With regard to Plaintiff’s claim that her termination was the result of age discrimination, Defendant does not challenge Plaintiff’s prima facie case of age discrimination, and instead merely argues that Plaintiff cannot prove the Defendant’s proffered reasons for terminating Plaintiff are pre-textual. As discussed above, determining whether Defendant’s proffered explanations are pre- textual requires resolution of disputed factual issues and therefore precludes summary judgment.
IV. Conclusion
Accordingly, it is
ORDERED that Defendant’s Motion for Summary Judgment (Doc. 21) is DENIED . DONE and ORDERED in Chambers, Orlando, Florida on June 5, 2007. Copies furnished to:
Counsel of Record
Unrepresented Party
[1] Christopher was 57 years of age at this time.
[2] Spaulding was approximately 48 years of age at this time.
[3] Plaintiff’s original complaint contained four counts, however, Plaintiff voluntarily dismissed Counts I and IV. Therefore, only Counts II and III are addressed herein.

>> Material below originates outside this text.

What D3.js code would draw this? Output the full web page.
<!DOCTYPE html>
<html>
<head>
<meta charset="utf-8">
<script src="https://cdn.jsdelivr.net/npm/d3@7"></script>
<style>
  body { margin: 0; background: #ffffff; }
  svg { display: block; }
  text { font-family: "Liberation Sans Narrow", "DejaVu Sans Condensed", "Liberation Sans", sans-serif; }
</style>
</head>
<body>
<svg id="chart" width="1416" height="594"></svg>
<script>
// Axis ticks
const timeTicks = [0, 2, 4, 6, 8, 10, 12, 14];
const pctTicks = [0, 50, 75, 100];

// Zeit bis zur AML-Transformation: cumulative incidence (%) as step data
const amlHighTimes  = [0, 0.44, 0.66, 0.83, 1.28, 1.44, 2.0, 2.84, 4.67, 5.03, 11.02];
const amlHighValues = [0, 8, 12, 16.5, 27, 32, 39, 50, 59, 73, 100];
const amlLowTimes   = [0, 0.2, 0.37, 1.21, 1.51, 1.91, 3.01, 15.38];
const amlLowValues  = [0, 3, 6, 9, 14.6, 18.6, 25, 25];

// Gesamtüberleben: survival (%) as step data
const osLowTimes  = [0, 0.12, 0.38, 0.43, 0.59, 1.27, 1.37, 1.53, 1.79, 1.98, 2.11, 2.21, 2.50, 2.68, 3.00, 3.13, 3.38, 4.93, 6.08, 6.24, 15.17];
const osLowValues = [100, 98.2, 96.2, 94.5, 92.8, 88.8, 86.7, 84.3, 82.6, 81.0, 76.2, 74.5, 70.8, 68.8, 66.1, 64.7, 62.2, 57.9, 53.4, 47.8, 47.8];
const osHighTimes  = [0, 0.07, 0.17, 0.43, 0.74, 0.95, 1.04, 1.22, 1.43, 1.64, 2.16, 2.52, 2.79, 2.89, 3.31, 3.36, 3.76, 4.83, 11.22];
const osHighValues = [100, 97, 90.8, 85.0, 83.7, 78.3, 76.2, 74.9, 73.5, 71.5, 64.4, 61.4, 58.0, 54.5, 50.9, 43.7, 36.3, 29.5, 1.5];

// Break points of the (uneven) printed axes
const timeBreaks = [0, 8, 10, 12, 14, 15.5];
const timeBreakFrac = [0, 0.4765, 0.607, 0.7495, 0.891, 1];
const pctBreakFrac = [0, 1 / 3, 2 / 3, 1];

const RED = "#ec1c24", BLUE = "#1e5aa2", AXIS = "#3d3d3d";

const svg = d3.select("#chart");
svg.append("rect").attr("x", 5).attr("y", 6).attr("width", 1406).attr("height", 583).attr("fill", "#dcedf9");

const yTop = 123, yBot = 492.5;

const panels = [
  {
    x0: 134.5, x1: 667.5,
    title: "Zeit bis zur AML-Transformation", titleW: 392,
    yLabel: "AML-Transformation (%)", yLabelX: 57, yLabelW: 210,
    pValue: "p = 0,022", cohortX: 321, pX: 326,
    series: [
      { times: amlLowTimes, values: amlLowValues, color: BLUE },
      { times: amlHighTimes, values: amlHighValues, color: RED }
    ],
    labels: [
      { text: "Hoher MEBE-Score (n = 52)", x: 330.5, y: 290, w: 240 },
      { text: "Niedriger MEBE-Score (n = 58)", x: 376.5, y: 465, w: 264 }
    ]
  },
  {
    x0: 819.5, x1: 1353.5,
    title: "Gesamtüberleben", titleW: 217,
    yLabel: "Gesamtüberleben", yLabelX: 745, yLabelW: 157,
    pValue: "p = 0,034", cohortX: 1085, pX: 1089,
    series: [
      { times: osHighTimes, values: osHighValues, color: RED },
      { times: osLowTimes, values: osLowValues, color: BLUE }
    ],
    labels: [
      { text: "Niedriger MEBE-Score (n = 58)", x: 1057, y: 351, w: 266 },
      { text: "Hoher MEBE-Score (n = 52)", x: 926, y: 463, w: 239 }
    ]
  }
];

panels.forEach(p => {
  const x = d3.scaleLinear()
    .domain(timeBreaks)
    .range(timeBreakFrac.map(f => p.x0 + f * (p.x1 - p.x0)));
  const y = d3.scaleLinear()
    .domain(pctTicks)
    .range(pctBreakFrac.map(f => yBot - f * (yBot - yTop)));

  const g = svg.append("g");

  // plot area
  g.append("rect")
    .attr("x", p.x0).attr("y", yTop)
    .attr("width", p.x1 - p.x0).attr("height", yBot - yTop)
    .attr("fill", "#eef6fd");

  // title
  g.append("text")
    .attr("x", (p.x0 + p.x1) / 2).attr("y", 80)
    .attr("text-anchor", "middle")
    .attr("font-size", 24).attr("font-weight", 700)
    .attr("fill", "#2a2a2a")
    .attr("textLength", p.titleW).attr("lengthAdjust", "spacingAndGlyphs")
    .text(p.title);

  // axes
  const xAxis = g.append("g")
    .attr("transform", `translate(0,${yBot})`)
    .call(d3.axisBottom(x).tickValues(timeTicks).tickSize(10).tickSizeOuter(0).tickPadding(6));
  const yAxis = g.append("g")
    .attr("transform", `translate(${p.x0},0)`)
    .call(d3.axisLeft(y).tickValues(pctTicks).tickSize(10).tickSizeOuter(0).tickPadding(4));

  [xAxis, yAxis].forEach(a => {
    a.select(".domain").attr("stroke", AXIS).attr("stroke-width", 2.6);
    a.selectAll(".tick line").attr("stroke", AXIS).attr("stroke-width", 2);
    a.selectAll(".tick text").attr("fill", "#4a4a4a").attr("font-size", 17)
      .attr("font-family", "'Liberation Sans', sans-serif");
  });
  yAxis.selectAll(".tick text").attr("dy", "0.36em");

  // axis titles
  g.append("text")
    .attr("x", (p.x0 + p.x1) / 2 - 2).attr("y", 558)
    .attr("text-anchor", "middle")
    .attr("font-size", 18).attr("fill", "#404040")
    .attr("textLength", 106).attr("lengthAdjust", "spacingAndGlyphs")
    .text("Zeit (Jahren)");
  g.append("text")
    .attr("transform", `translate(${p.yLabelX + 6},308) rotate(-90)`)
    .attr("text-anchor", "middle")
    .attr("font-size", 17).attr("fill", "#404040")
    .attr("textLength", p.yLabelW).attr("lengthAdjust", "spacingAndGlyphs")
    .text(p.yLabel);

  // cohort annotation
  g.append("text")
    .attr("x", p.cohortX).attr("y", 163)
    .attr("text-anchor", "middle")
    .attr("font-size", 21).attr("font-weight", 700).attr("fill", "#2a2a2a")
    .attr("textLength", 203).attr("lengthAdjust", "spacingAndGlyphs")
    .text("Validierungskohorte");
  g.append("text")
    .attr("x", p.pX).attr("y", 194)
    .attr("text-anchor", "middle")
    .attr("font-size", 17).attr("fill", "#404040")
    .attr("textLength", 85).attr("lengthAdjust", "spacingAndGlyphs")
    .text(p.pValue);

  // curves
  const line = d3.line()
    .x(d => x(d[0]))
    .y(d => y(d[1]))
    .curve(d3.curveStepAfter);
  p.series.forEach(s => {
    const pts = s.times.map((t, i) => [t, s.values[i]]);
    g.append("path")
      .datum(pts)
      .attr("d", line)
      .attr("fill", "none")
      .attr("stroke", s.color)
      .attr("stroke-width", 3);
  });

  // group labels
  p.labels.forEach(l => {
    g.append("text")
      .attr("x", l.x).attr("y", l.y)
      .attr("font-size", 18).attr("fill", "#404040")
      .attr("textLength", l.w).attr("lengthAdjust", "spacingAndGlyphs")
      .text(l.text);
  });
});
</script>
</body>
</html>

[4] Despite the many criticisms Defendant makes in its Motion of Plaintiff’s qualifications and job performance, Defendant makes it clear that “the primary reason for Plaintiff’s termination was the threat she made to her supervisor.” (Doc. 21 at 21). In Defendant’s statement of facts it is admitted that “Kasold made the decision to terminate Plaintiff’s employment because of her threat to an employee of the company.” (Doc. 21 at 10).
[5] Plaintiff alleges that the age discrimination in this case was prompted by an inquiry she made in June 2004 regarding her retirement benefits. (Doc. 24 at 14).